_COLLECTED MATERIAL_
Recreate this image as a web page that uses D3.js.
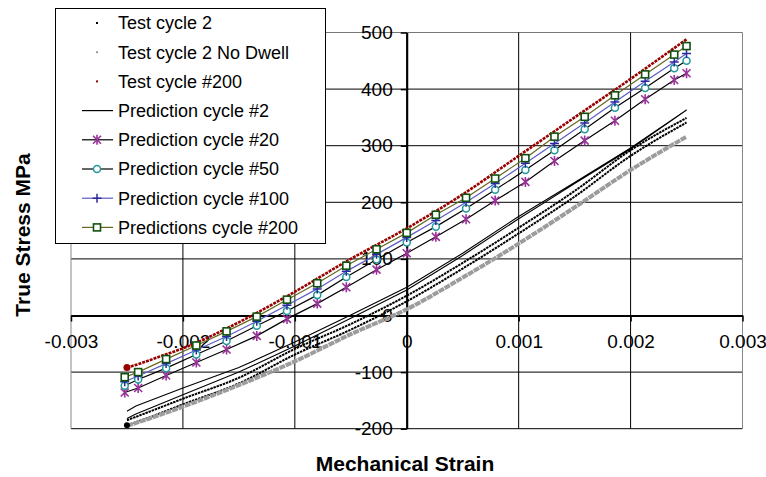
<!DOCTYPE html>
<html>
<head>
<meta charset="utf-8">
<script src="https://cdn.jsdelivr.net/npm/d3@7/dist/d3.min.js"></script>
<style>
  body { margin: 0; background: #fff; }
  text { font-family: "Liberation Sans", Arial, sans-serif; }
</style>
</head>
<body>
<div id="chart"></div>
<script>
/* global d3 */

// test data (dense dotted traces)
const testStrain = [-0.0025, -0.0023, -0.002, -0.0015, -0.001, -0.0005, 0, 0.0005, 0.001, 0.0015, 0.002, 0.0025];
const test2Upper = [-185, -170, -147, -110, -59, -15, 35, 93, 155, 220, 292, 349];
const test2Lower = [-194, -180, -157, -120, -69, -25, 25, 83, 145, 210, 282, 341];
const test2NoDwell = [-195, -182, -161, -123, -81, -33, 11, 67, 127, 191, 257, 316];

const test200Strain = [-0.0025, -0.0024, -0.0022, -0.002, -0.0015, -0.001, -0.0005, 0, 0.0005, 0.001, 0.0015, 0.002, 0.0025];
const test200 = [-92, -86, -72, -58, -12, 42, 100, 154, 214, 282, 350, 418, 488];

// prediction cycle #2 (thin loop, no markers)
const pred2Strain = [-0.0025, -0.00242, -0.002, -0.0015, -0.001, -0.0005, 0, 0.0005, 0.001, 0.0015, 0.002, 0.0025];
const pred2Upper = [-169, -160, -128, -92, -47, 1, 50, 110, 175, 235, 296, 363];
const pred2Lower = [-182, -174, -140, -100, -54, -5, 45, 106, 171, 233, 294, 363];

// predictions with markers
const predStrain = [-0.00252, -0.0024, -0.00215, -0.00188, -0.00161, -0.00134, -0.00107, -0.0008, -0.00054,
  -0.00027, 0, 0.00026, 0.00053, 0.00079, 0.00106, 0.00132, 0.00159, 0.00186, 0.00213, 0.00239, 0.0025];
const pred20 = [-136, -128, -106, -83, -60, -36, -6, 21, 50, 81, 110, 139, 170, 203, 236, 273, 309, 344, 382, 416, 428];
const pred50 = [-124, -113, -93, -69, -45, -18, 8, 36, 68, 99, 129, 157, 189, 222, 257, 292, 329, 367, 402, 437, 450];
const pred100 = [-117, -107, -85, -61, -37, -10, 18, 47, 78, 108, 138, 168, 200, 233, 269, 304, 340, 377, 414, 448, 463];
const pred200 = [-109, -100, -77, -53, -28, -2, 28, 57, 88, 117, 146, 178, 208, 242, 278, 316, 351, 389, 426, 461, 476];

const xTicks = [-0.003, -0.002, -0.001, 0, 0.001, 0.002, 0.003];
const yTicks = [-200, -100, 0, 100, 200, 300, 400, 500];

const legendNames = ['Test cycle 2', 'Test cycle 2 No Dwell', 'Test cycle #200', 'Prediction cycle #2',
  'Prediction cycle #20', 'Prediction cycle #50', 'Prediction cycle #100', 'Predictions cycle #200'];

const width = 766;
const height = 477;

const x = d3.scaleLinear().domain([-0.003, 0.003]).range([71, 742.5]);
const y = d3.scaleLinear().domain([-200, 500]).range([428.7, 32.5]);

const svg = d3.select('#chart')
  .append('svg')
  .attr('width', width)
  .attr('height', height);

// grid
svg.append('g')
  .selectAll('line')
  .data(yTicks)
  .enter()
  .append('line')
  .attr('x1', x(-0.003))
  .attr('x2', x(0.003))
  .attr('y1', (d) => y(d))
  .attr('y2', (d) => y(d))
  .attr('stroke', (d) => (d === 500 ? '#777' : '#000'))
  .attr('stroke-width', 1);

svg.append('g')
  .selectAll('line')
  .data(xTicks)
  .enter()
  .append('line')
  .attr('x1', (d) => x(d))
  .attr('x2', (d) => x(d))
  .attr('y1', y(-200))
  .attr('y2', y(500))
  .attr('stroke', (d) => (Math.abs(d) === 0.003 ? '#888' : '#000'))
  .attr('stroke-width', 1);

// axes crossing at zero
const xAxis = svg.append('g')
  .attr('transform', `translate(0,${y(0)})`)
  .call(d3.axisBottom(x).tickValues(xTicks).tickSize(6).tickSizeOuter(0)
    .tickPadding(13)
    .tickFormat((d) => (d === 0 ? '0' : String(d))));
xAxis.select('.domain').attr('stroke-width', 2).attr('stroke', '#000');
xAxis.selectAll('.tick line').attr('stroke-width', 1.5);
xAxis.selectAll('text').style('font-size', '19px').attr('fill', '#000');

const yAxis = svg.append('g')
  .attr('transform', `translate(${x(0)},0)`)
  .call(d3.axisLeft(y).tickValues(yTicks).tickSize(6).tickSizeOuter(0)
    .tickPadding(8)
    .tickFormat((d) => String(d)));
yAxis.select('.domain').attr('stroke-width', 2).attr('stroke', '#000');
yAxis.selectAll('.tick line').attr('stroke-width', 1.5);
yAxis.selectAll('text').style('font-size', '19px').attr('fill', '#000');

// series
const curve = d3.line()
  .x((d) => x(d[0]))
  .y((d) => y(d[1]))
  .curve(d3.curveMonotoneX);
const straight = d3.line()
  .x((d) => x(d[0]))
  .y((d) => y(d[1]));

const zip = (xs, ys) => xs.map((v, i) => [v, ys[i]]);

const dotted = (data, color, w, dash) => {
  svg.append('path')
    .attr('d', curve(data))
    .attr('fill', 'none')
    .attr('stroke', color)
    .attr('stroke-width', w)
    .attr('stroke-dasharray', dash);
};

dotted(zip(testStrain, test2Upper), '#000', 2, '2.5,0.8');
dotted(zip(testStrain, test2Lower), '#000', 2, '2.5,0.8');
dotted(zip(testStrain, test2NoDwell), '#9c9c9c', 4, '6,0.8');
dotted(zip(test200Strain, test200), '#990000', 2.6, '3,1');

svg.append('circle')
  .attr('cx', x(test200Strain[0]))
  .attr('cy', y(test200[0]))
  .attr('r', 3.5)
  .attr('fill', '#990000');
svg.append('circle')
  .attr('cx', x(testStrain[0]))
  .attr('cy', y(test2Lower[0]))
  .attr('r', 3)
  .attr('fill', '#000');

// prediction #2 loop
const loop = zip(pred2Strain, pred2Lower).concat(zip(pred2Strain, pred2Upper).reverse());
svg.append('path')
  .attr('d', straight(loop))
  .attr('fill', 'none')
  .attr('stroke', '#000')
  .attr('stroke-width', 1.1);

const drawMarker = (g, type, color) => {
  if (type === 'star') {
    g.append('path')
      .attr('d', 'M-4,-4L4,4M-4,4L4,-4M0,-5V5')
      .attr('stroke', color)
      .attr('stroke-width', 1.6)
      .attr('fill', 'none');
  } else if (type === 'circle') {
    g.append('circle')
      .attr('r', 3.5)
      .attr('fill', '#fff')
      .attr('stroke', color)
      .attr('stroke-width', 1.5);
  } else if (type === 'plus') {
    g.append('path')
      .attr('d', 'M-4.5,0H4.5M0,-4.5V4.5')
      .attr('stroke', color)
      .attr('stroke-width', 1.5);
  } else if (type === 'square') {
    g.append('rect')
      .attr('x', -3.5)
      .attr('y', -3.5)
      .attr('width', 7)
      .attr('height', 7)
      .attr('fill', '#fff')
      .attr('stroke', color)
      .attr('stroke-width', 1.6);
  }
};

const predSeries = [
  { values: pred20, line: '#000', marker: 'star', color: '#993399' },
  { values: pred50, line: '#000', marker: 'circle', color: '#1f9a9a' },
  { values: pred100, line: '#5c5cc4', marker: 'plus', color: '#2b2ba0' },
  { values: pred200, line: '#666622', marker: 'square', color: '#0f520f' },
];

predSeries.forEach((s) => {
  const data = zip(predStrain, s.values);
  svg.append('path')
    .attr('d', straight(data))
    .attr('fill', 'none')
    .attr('stroke', s.line)
    .attr('stroke-width', 1.2);
  svg.append('g')
    .selectAll('g')
    .data(data)
    .enter()
    .append('g')
    .attr('transform', (d) => `translate(${x(d[0])},${y(d[1])})`)
    .each(function addMarker() { drawMarker(d3.select(this), s.marker, s.color); });
});

// axis titles
svg.append('text')
  .attr('x', 405)
  .attr('y', 471)
  .attr('text-anchor', 'middle')
  .style('font-size', '21px')
  .style('font-weight', 'bold')
  .text('Mechanical Strain');

svg.append('text')
  .attr('transform', 'translate(30,235) rotate(-90)')
  .attr('text-anchor', 'middle')
  .style('font-size', '21px')
  .style('font-weight', 'bold')
  .text('True Stress MPa');

// legend
const legend = svg.append('g');
legend.append('rect')
  .attr('x', 55.5)
  .attr('y', 8.5)
  .attr('width', 270)
  .attr('height', 235)
  .attr('fill', '#fff')
  .attr('stroke', '#000')
  .attr('stroke-width', 1);

const legendKeys = [
  { kind: 'dot', color: '#000' },
  { kind: 'dot', color: '#9a9a9a' },
  { kind: 'dot', color: '#990000' },
  { kind: 'line', line: '#000' },
  { kind: 'line', line: '#000', marker: 'star', color: '#993399' },
  { kind: 'line', line: '#000', marker: 'circle', color: '#1f9a9a' },
  { kind: 'line', line: '#5c5cc4', marker: 'plus', color: '#2b2ba0' },
  { kind: 'line', line: '#666622', marker: 'square', color: '#0f520f' },
];

legendNames.forEach((name, i) => {
  const cy = 23 + i * 29.2;
  const key = legendKeys[i];
  const row = legend.append('g').attr('transform', `translate(97,${cy})`);
  if (key.kind === 'dot') {
    row.append('rect')
      .attr('x', -1)
      .attr('y', -1)
      .attr('width', 2)
      .attr('height', 2)
      .attr('fill', key.color);
  } else {
    row.append('line')
      .attr('x1', -15)
      .attr('x2', 16)
      .attr('stroke', key.line)
      .attr('stroke-width', 1.2);
    if (key.marker) drawMarker(row, key.marker, key.color);
  }
  legend.append('text')
    .attr('x', 118)
    .attr('y', cy)
    .attr('dy', '0.35em')
    .style('font-size', '18px')
    .text(name);
});
</script>
</body>
</html>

_PROMPT_
Look at the listing and set down only the lines from its start through the line with "233, 294, 363];", word for word and without pictures.

_FULL SOLUTION_
Recreate this image as a web page that uses D3.js.
<!DOCTYPE html>
<html>
<head>
<meta charset="utf-8">
<script src="https://cdn.jsdelivr.net/npm/d3@7/dist/d3.min.js"></script>
<style>
  body { margin: 0; background: #fff; }
  text { font-family: "Liberation Sans", Arial, sans-serif; }
</style>
</head>
<body>
<div id="chart"></div>
<script>
/* global d3 */

// test data (dense dotted traces)
const testStrain = [-0.0025, -0.0023, -0.002, -0.0015, -0.001, -0.0005, 0, 0.0005, 0.001, 0.0015, 0.002, 0.0025];
const test2Upper = [-185, -170, -147, -110, -59, -15, 35, 93, 155, 220, 292, 349];
const test2Lower = [-194, -180, -157, -120, -69, -25, 25, 83, 145, 210, 282, 341];
const test2NoDwell = [-195, -182, -161, -123, -81, -33, 11, 67, 127, 191, 257, 316];

const test200Strain = [-0.0025, -0.0024, -0.0022, -0.002, -0.0015, -0.001, -0.0005, 0, 0.0005, 0.001, 0.0015, 0.002, 0.0025];
const test200 = [-92, -86, -72, -58, -12, 42, 100, 154, 214, 282, 350, 418, 488];

// prediction cycle #2 (thin loop, no markers)
const pred2Strain = [-0.0025, -0.00242, -0.002, -0.0015, -0.001, -0.0005, 0, 0.0005, 0.001, 0.0015, 0.002, 0.0025];
const pred2Upper = [-169, -160, -128, -92, -47, 1, 50, 110, 175, 235, 296, 363];
const pred2Lower = [-182, -174, -140, -100, -54, -5, 45, 106, 171, 233, 294, 363];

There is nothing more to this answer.